The prostate produces fluid all the time which, having built up, needs to be discharged by ejaculation. The build-up appears to take approximately three days in the average young and middle-aged man and longer in the older man.

Finding that younger men are experiencing prostate problems which in the past were confined to the elderly has led various experts in the field to suggest that prolonged sexual excitement without ejaculation is bad for the gland. This is rather akin to the pelvic congestion that occurs in women who are aroused repeatedly but don’t have an orgasm-they too suffer from all kinds of pelvic and lower-back symptoms.
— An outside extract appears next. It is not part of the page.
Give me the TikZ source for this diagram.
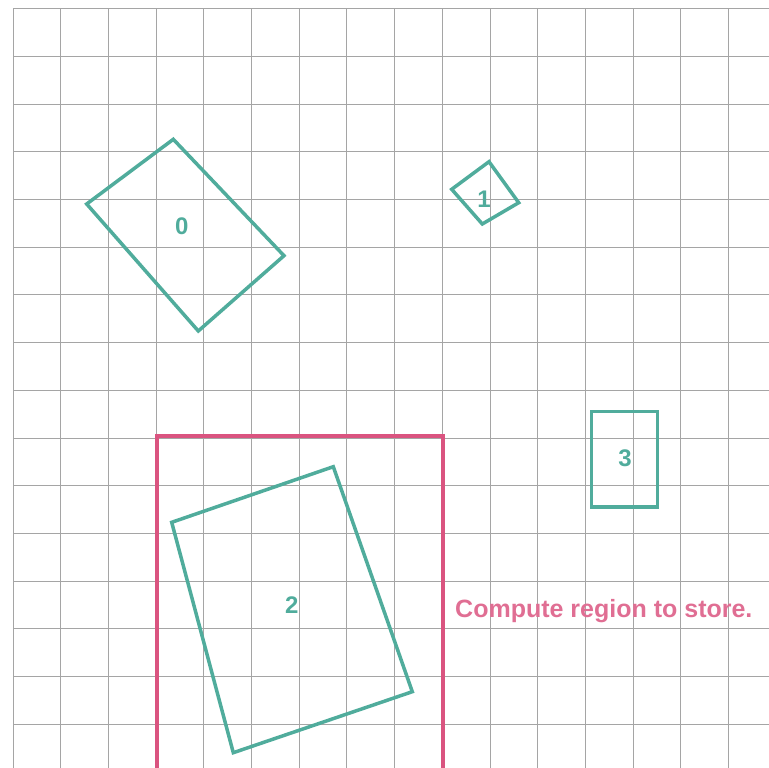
\documentclass[tikz,border=0pt]{standalone}
\usepackage{fontspec}
\setmainfont{Liberation Sans}
\usetikzlibrary{positioning}
\definecolor{boxteal}{RGB}{80,172,156}
\definecolor{regionpink}{RGB}{218,84,128}
\definecolor{gridgray}{RGB}{165,165,165}
\tikzset{
	gridline/.style={gridgray, line width=1pt},
	bbox/.style={boxteal, line width=3.5pt, line join=miter},
	region/.style={regionpink, line width=3.8pt},
	boxlabel/.style={text=boxteal, inner sep=0pt, font=\bfseries\fontsize{24}{28}\selectfont},
	regionlabel/.style={text=regionpink!85!white, inner sep=0pt, font=\bfseries\fontsize{25}{30}\selectfont}
}

\begin{document}
\begin{tikzpicture}[x=1pt, y=-1pt]
\useasboundingbox (0,0) rectangle (769,768);
% grid
\foreach \i in {0,...,15} {
  \draw [gridline] ({13+47.7*\i},8.7) -- ({13+47.7*\i},768);
  \draw [gridline] (13,{8.7+47.7*\i}) -- (769,{8.7+47.7*\i});
}
% box 0
\coordinate (a0) at (173.3,139.3);
\coordinate (b0) at (284,255.7);
\coordinate (c0) at (198.3,331);
\coordinate (d0) at (86.7,204);
\draw [bbox] (a0) -- (b0) -- (c0) -- (d0) -- cycle;
\node [boxlabel] (l0) at (181.7,226.7) {0};
% box 1
\coordinate (a1) at (489,161.7);
\coordinate (b1) at (518.7,202.7);
\coordinate (c1) at (482.3,224);
\coordinate (d1) at (451.7,189.3);
\draw [bbox] (a1) -- (b1) -- (c1) -- (d1) -- cycle;
\node [boxlabel] (l1) at (484,199.3) {1};
% box 2
\coordinate (a2) at (333.3,466.7);
\coordinate (b2) at (412.3,691.7);
\coordinate (c2) at (233.3,752.7);
\coordinate (d2) at (171.7,522.3);
\draw [bbox] (a2) -- (b2) -- (c2) -- (d2) -- cycle;
\node [boxlabel] (l2) at (291.7,605) {2};
% box 3
\coordinate (a3) at (591.7,411.7);
\coordinate (c3) at (657.7,507);
\draw [bbox] (a3) rectangle (c3);
\node [boxlabel] (l3) at (625,458.3) {3};
% region
\coordinate (r0) at (156.7,435.7);
\coordinate (r1) at (443.3,775);
\draw [region] (r0) rectangle (r1);
\node [regionlabel, anchor=base west] (store) at (455,617) {Compute region to store.};
\end{tikzpicture}
\end{document}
Also, it is proposed that when such a man does ejaculate his prostatic contractions are poor and that he has a poor-quality orgasm with incomplete emptying of the gland.

Residual fluids degenerate in the gland and cause inflammation and need more muscle power to expel them next time.

No single type of sexual activity necessarily produces prostatic damage, but both excessive masturbation or intercourse and too little could do so. The answer must be to find your own sexual rhythm and be guided by how you feel. Certainly, long periods of abstinence from sex may produce prostatic fullness, tenderness and eventually infection which can be difficult to treat. Zinc supplements and regular emptying of the prostate both help.

• Many animal experiments show that vitamin E deficiency causes all kinds of abnormalities and problems in the sexual life and reproduction of animals. It therefore makes sense to eat foods rich in the vitamin.

• Natural substances occurring in wheat germ oil have proved valuable in animal experiments. It is an old belief among the peasants of the Balkans of Eastern Europe that pumpkin seeds are of value for prostatic well-being. Analysis of these seeds shows that they are rich in all the nutrients known to be of value to prostatic health. Other valuable seeds are those of the sunflower. These seeds contain the amino-acids glycine, alanine and glutamic acid. A study in the US of forty men with benign prostate troubles found that in 32 per cent of them their prostates shrank to normal size and there was some reduction in size in 92 per cent when they were given these amino-acids. The need to get up at night was reduced or eliminated in 72 per cent and urgent urination was relieved in 81 per cent. Men who received placebo capsules had no similar improvements. This study, rather than stimulating further research, has been largely ignored. Foods that are especially rich in these amino-acids are brewers’ yeast, milk, eggs, beef, liver, lentils, nuts and corn.

• Unsaturated fatty acids have been shown to be of value in benign prostatic enlargement. In a study of nineteen men with this condition who were fed unsaturated fatty acids, all had less residual urine at the end of the treatment and twelve of them had none. For thirteen of the nineteen the dietary change meant they no longer wanted to get up at night to urinate. Cystitis cleared up. Dribbling was eliminated in eighteen of them and in nineteen the size of the prostate gland went down. Lecithin is a good source of unsaturated fatty acids.